Apparently the FDA is covering their butts by insisting that their warnings about “caffeinated alcoholic beverages (CAB)” are not directed at “alcoholic beverages that only contain caffeine as a natural constituent of one or more of their ingredients, such as a coffee flavoring.” Because their friends drink kahlua and Irish coffee and Long Island iced tea.
So if you were selling Long Island iced tea in a can, that’s okay. Or if you concentrated down enough mate or coffee or cocoa to take your head off with caffeine and mixed it with Everclear, that would just be a completely natural indigenous flavoring. But Four Loko, now, that’s scary dangerous.

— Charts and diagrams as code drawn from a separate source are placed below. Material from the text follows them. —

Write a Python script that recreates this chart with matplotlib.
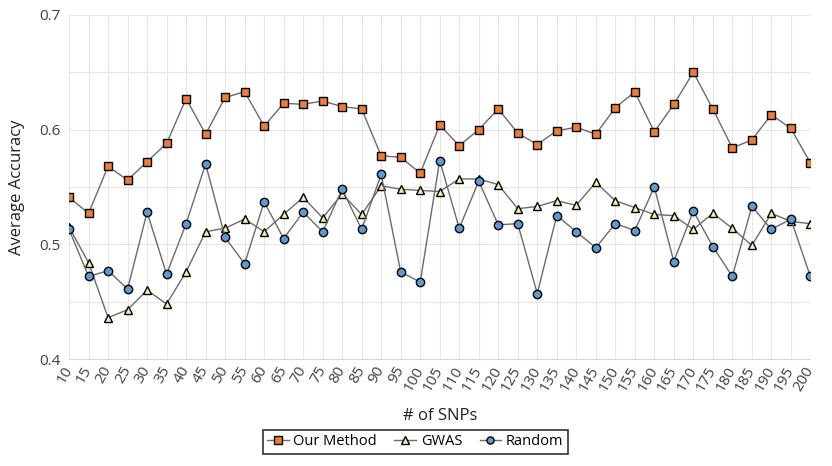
import numpy as np
import matplotlib.pyplot as plt

plt.rcParams['font.family'] = ['Open Sans', 'DejaVu Sans']

snps = list(range(10, 205, 5))

our_method = [0.541, 0.527, 0.568, 0.556, 0.572, 0.588, 0.627, 0.596, 0.628, 0.633,
              0.603, 0.623, 0.622, 0.625, 0.620, 0.618, 0.577, 0.576, 0.562, 0.604,
              0.586, 0.600, 0.618, 0.597, 0.587, 0.599, 0.602, 0.596, 0.619, 0.633,
              0.598, 0.622, 0.650, 0.618, 0.584, 0.591, 0.613, 0.601, 0.571]

gwas = [0.515, 0.484, 0.436, 0.443, 0.460, 0.448, 0.476, 0.511, 0.514, 0.522,
        0.511, 0.526, 0.541, 0.523, 0.544, 0.526, 0.551, 0.548, 0.547, 0.546,
        0.557, 0.557, 0.552, 0.531, 0.533, 0.538, 0.534, 0.554, 0.538, 0.532,
        0.526, 0.525, 0.513, 0.527, 0.514, 0.499, 0.527, 0.520, 0.518]

random_sel = [0.513, 0.472, 0.477, 0.461, 0.528, 0.474, 0.518, 0.570, 0.506, 0.483,
              0.537, 0.505, 0.528, 0.511, 0.548, 0.513, 0.561, 0.476, 0.467, 0.573,
              0.514, 0.555, 0.517, 0.518, 0.457, 0.525, 0.511, 0.497, 0.518, 0.512,
              0.550, 0.485, 0.529, 0.498, 0.472, 0.533, 0.513, 0.522, 0.472]

fig = plt.figure(figsize=(8.32, 4.66), dpi=100)
ax = fig.add_axes([0.083, 0.2296, 0.891, 0.7384])

line_kw = dict(color='#6b6b6b', linewidth=1.0, markeredgecolor='black',
               markeredgewidth=1.0, markersize=6)
ax.plot(snps, our_method, marker='s', markerfacecolor='#ED7D31', label='Our Method', **line_kw)
ax.plot(snps, gwas, marker='^', markerfacecolor='#EEF2A8', label='GWAS', **line_kw)
ax.plot(snps, random_sel, marker='o', markerfacecolor='#5B9BD5', label='Random', **line_kw)

ax.set_xlim(10, 200)
ax.set_ylim(0.4, 0.7)
ax.set_xticks(snps)
ax.set_xticklabels([str(s) for s in snps], rotation=60, ha='right', va='center',
                   rotation_mode='anchor', fontsize=11, color='#404040')
ax.set_yticks([0.4, 0.5, 0.6, 0.7])
ax.set_yticklabels(['0.4', '0.5', '0.6', '0.7'], fontsize=11, color='#404040')
ax.set_yticks(np.arange(0.4, 0.71, 0.05), minor=True)
ax.tick_params(axis='both', length=0, pad=6)
ax.tick_params(axis='y', which='minor', length=0)
ax.grid(True, which='both', color='#e6e6e6', linewidth=0.8)
ax.set_axisbelow(True)
for s in ['top', 'right', 'left']:
    ax.spines[s].set_visible(False)
ax.spines['bottom'].set_color('#d9d9d9')

ax.set_ylabel('Average Accuracy', fontsize=12, color='#202020', labelpad=10)
ax.set_xlabel('# of SNPs', fontsize=12, color='#202020', labelpad=10)

leg = fig.legend(*ax.get_legend_handles_labels(), loc='center',
                 bbox_to_anchor=(0.499, 0.052), ncol=3,
                 frameon=True, fancybox=False, edgecolor='black', fontsize=10.5,
                 handlelength=1.5, columnspacing=1.2, borderpad=0.3,
                 handletextpad=0.3, markerscale=0.85)
leg.get_frame().set_linewidth(1.2)

plt.savefig('out.png', dpi=100)
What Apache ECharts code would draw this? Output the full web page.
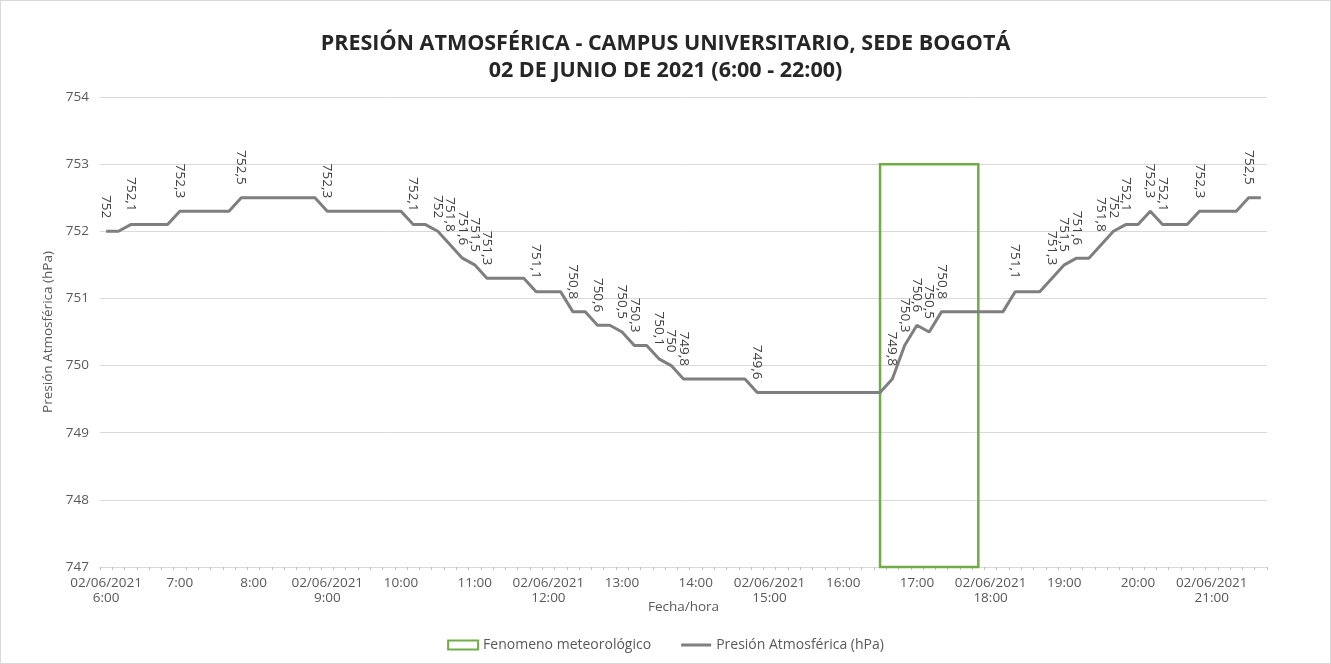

Sheesh.
Personally, I think “malt beverages” are disgusting and nasty, and adding caffeine doesn’t help. But people drink all kinds of disgusting crud that’s perfectly legal; and we don’t blame the existence of Strawberry Surprise if they keel over and die. We blame their own stupidity.
This essay points out that people who go to expensive cocktail bars drink a heckuva lot of Red Bull and vodka mixed together, which not only sounds a lot more lethal and disgusting, but is apparently making a lot more money off wideawake drunks than some silly canned thing. But nobody is banning that.
As for Four Loko’s nickname of “Blackout in a Can”, apparently this is the sort of nickname approved by people who routinely drink way too many shots or jello shots. They are idiots who don’t appreciate the real joys of alcohol with taste, but it’s legal to throw down drinks and not remember much in the morning. Goodness know that the respectable ladies at work even do such things on special occasions, so it’s a bit hard to tell legal-drinking-age college kids that their jokes about blackouts get their stuff banned, but ladies their mom’s age doing the same thing are good and pure. More oppressive, fascistic idiocy we don’t need.
Other popular alcohol/caffeine blends: Rum and coke; red wine and coke; mate and red wine; Kahlua (though that’s about as caffeinated as tea) and all its offspring, like White Russians; Bailey’s Irish Cream and all other chocolate-flavored drinks; Irish coffee; all those bits in old novels where somebody puts a nip of brandy into somebody’s tea. This elegant drink called “The Awakening”. Fernet-Branca and cola, or any other liqueur and coffee. And so on.